Repeat the whole of the data, keeping every detail the same.

--- START Provided data ---

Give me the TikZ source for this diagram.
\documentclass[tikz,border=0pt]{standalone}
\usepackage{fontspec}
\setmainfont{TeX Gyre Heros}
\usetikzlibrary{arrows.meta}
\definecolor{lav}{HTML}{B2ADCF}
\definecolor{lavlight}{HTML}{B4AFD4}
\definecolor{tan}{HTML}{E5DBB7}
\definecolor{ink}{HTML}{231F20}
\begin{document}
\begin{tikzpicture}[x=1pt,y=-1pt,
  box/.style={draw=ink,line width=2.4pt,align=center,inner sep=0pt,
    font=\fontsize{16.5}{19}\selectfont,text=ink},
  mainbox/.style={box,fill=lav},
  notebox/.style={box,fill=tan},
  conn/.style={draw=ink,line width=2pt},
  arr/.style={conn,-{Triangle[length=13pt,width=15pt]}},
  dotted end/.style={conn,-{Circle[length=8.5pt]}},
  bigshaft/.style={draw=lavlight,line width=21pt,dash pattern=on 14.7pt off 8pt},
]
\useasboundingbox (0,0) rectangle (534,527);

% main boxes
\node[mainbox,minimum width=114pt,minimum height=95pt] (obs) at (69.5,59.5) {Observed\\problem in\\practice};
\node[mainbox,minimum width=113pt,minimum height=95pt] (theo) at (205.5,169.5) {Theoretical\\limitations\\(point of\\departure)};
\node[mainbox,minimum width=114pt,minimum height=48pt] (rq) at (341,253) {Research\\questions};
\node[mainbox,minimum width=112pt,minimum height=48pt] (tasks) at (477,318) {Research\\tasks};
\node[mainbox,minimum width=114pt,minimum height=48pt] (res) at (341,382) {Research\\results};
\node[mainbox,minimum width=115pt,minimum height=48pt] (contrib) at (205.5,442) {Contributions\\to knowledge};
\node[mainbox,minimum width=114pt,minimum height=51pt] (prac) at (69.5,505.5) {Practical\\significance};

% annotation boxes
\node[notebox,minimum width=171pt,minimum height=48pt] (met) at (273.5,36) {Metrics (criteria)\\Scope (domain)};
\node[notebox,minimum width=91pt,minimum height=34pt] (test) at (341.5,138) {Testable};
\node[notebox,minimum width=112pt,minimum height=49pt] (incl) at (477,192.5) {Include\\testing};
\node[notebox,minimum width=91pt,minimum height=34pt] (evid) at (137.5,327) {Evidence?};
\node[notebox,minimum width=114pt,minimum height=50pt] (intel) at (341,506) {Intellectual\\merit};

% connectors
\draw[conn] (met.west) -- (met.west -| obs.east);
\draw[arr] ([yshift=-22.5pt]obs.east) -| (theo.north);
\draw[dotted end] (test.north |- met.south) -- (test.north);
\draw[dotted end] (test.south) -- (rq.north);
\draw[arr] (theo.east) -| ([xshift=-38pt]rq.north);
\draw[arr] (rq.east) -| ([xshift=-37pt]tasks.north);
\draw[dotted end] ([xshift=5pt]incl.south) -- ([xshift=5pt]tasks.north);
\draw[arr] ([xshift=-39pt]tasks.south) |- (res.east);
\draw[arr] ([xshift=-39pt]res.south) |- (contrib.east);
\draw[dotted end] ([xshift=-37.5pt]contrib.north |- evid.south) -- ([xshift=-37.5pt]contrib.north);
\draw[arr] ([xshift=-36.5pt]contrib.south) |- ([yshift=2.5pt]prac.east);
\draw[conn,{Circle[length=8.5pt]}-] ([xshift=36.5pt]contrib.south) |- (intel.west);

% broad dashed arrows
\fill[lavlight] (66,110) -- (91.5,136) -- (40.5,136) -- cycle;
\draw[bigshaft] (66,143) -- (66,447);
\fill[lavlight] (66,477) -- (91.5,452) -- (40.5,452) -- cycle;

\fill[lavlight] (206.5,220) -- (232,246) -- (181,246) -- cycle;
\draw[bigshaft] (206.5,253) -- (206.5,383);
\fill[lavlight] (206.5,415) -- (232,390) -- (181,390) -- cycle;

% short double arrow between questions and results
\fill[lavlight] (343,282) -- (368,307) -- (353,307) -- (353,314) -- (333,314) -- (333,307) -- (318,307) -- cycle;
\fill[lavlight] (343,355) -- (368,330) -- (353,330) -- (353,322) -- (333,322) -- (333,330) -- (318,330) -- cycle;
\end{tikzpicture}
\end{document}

--- END Provided data ---

Written answer:
Give me the TikZ source for this diagram.
\documentclass[tikz,border=0pt]{standalone}
\usepackage{fontspec}
\setmainfont{TeX Gyre Heros}
\usetikzlibrary{arrows.meta}
\definecolor{lav}{HTML}{B2ADCF}
\definecolor{lavlight}{HTML}{B4AFD4}
\definecolor{tan}{HTML}{E5DBB7}
\definecolor{ink}{HTML}{231F20}
\begin{document}
\begin{tikzpicture}[x=1pt,y=-1pt,
  box/.style={draw=ink,line width=2.4pt,align=center,inner sep=0pt,
    font=\fontsize{16.5}{19}\selectfont,text=ink},
  mainbox/.style={box,fill=lav},
  notebox/.style={box,fill=tan},
  conn/.style={draw=ink,line width=2pt},
  arr/.style={conn,-{Triangle[length=13pt,width=15pt]}},
  dotted end/.style={conn,-{Circle[length=8.5pt]}},
  bigshaft/.style={draw=lavlight,line width=21pt,dash pattern=on 14.7pt off 8pt},
]
\useasboundingbox (0,0) rectangle (534,527);

% main boxes
\node[mainbox,minimum width=114pt,minimum height=95pt] (obs) at (69.5,59.5) {Observed\\problem in\\practice};
\node[mainbox,minimum width=113pt,minimum height=95pt] (theo) at (205.5,169.5) {Theoretical\\limitations\\(point of\\departure)};
\node[mainbox,minimum width=114pt,minimum height=48pt] (rq) at (341,253) {Research\\questions};
\node[mainbox,minimum width=112pt,minimum height=48pt] (tasks) at (477,318) {Research\\tasks};
\node[mainbox,minimum width=114pt,minimum height=48pt] (res) at (341,382) {Research\\results};
\node[mainbox,minimum width=115pt,minimum height=48pt] (contrib) at (205.5,442) {Contributions\\to knowledge};
\node[mainbox,minimum width=114pt,minimum height=51pt] (prac) at (69.5,505.5) {Practical\\significance};

% annotation boxes
\node[notebox,minimum width=171pt,minimum height=48pt] (met) at (273.5,36) {Metrics (criteria)\\Scope (domain)};
\node[notebox,minimum width=91pt,minimum height=34pt] (test) at (341.5,138) {Testable};
\node[notebox,minimum width=112pt,minimum height=49pt] (incl) at (477,192.5) {Include\\testing};
\node[notebox,minimum width=91pt,minimum height=34pt] (evid) at (137.5,327) {Evidence?};
\node[notebox,minimum width=114pt,minimum height=50pt] (intel) at (341,506) {Intellectual\\merit};

% connectors
\draw[conn] (met.west) -- (met.west -| obs.east);
\draw[arr] ([yshift=-22.5pt]obs.east) -| (theo.north);
\draw[dotted end] (test.north |- met.south) -- (test.north);
\draw[dotted end] (test.south) -- (rq.north);
\draw[arr] (theo.east) -| ([xshift=-38pt]rq.north);
\draw[arr] (rq.east) -| ([xshift=-37pt]tasks.north);
\draw[dotted end] ([xshift=5pt]incl.south) -- ([xshift=5pt]tasks.north);
\draw[arr] ([xshift=-39pt]tasks.south) |- (res.east);
\draw[arr] ([xshift=-39pt]res.south) |- (contrib.east);
\draw[dotted end] ([xshift=-37.5pt]contrib.north |- evid.south) -- ([xshift=-37.5pt]contrib.north);
\draw[arr] ([xshift=-36.5pt]contrib.south) |- ([yshift=2.5pt]prac.east);
\draw[conn,{Circle[length=8.5pt]}-] ([xshift=36.5pt]contrib.south) |- (intel.west);

% broad dashed arrows
\fill[lavlight] (66,110) -- (91.5,136) -- (40.5,136) -- cycle;
\draw[bigshaft] (66,143) -- (66,447);
\fill[lavlight] (66,477) -- (91.5,452) -- (40.5,452) -- cycle;

\fill[lavlight] (206.5,220) -- (232,246) -- (181,246) -- cycle;
\draw[bigshaft] (206.5,253) -- (206.5,383);
\fill[lavlight] (206.5,415) -- (232,390) -- (181,390) -- cycle;

% short double arrow between questions and results
\fill[lavlight] (343,282) -- (368,307) -- (353,307) -- (353,314) -- (333,314) -- (333,307) -- (318,307) -- cycle;
\fill[lavlight] (343,355) -- (368,330) -- (353,330) -- (353,322) -- (333,322) -- (333,330) -- (318,330) -- cycle;
\end{tikzpicture}
\end{document}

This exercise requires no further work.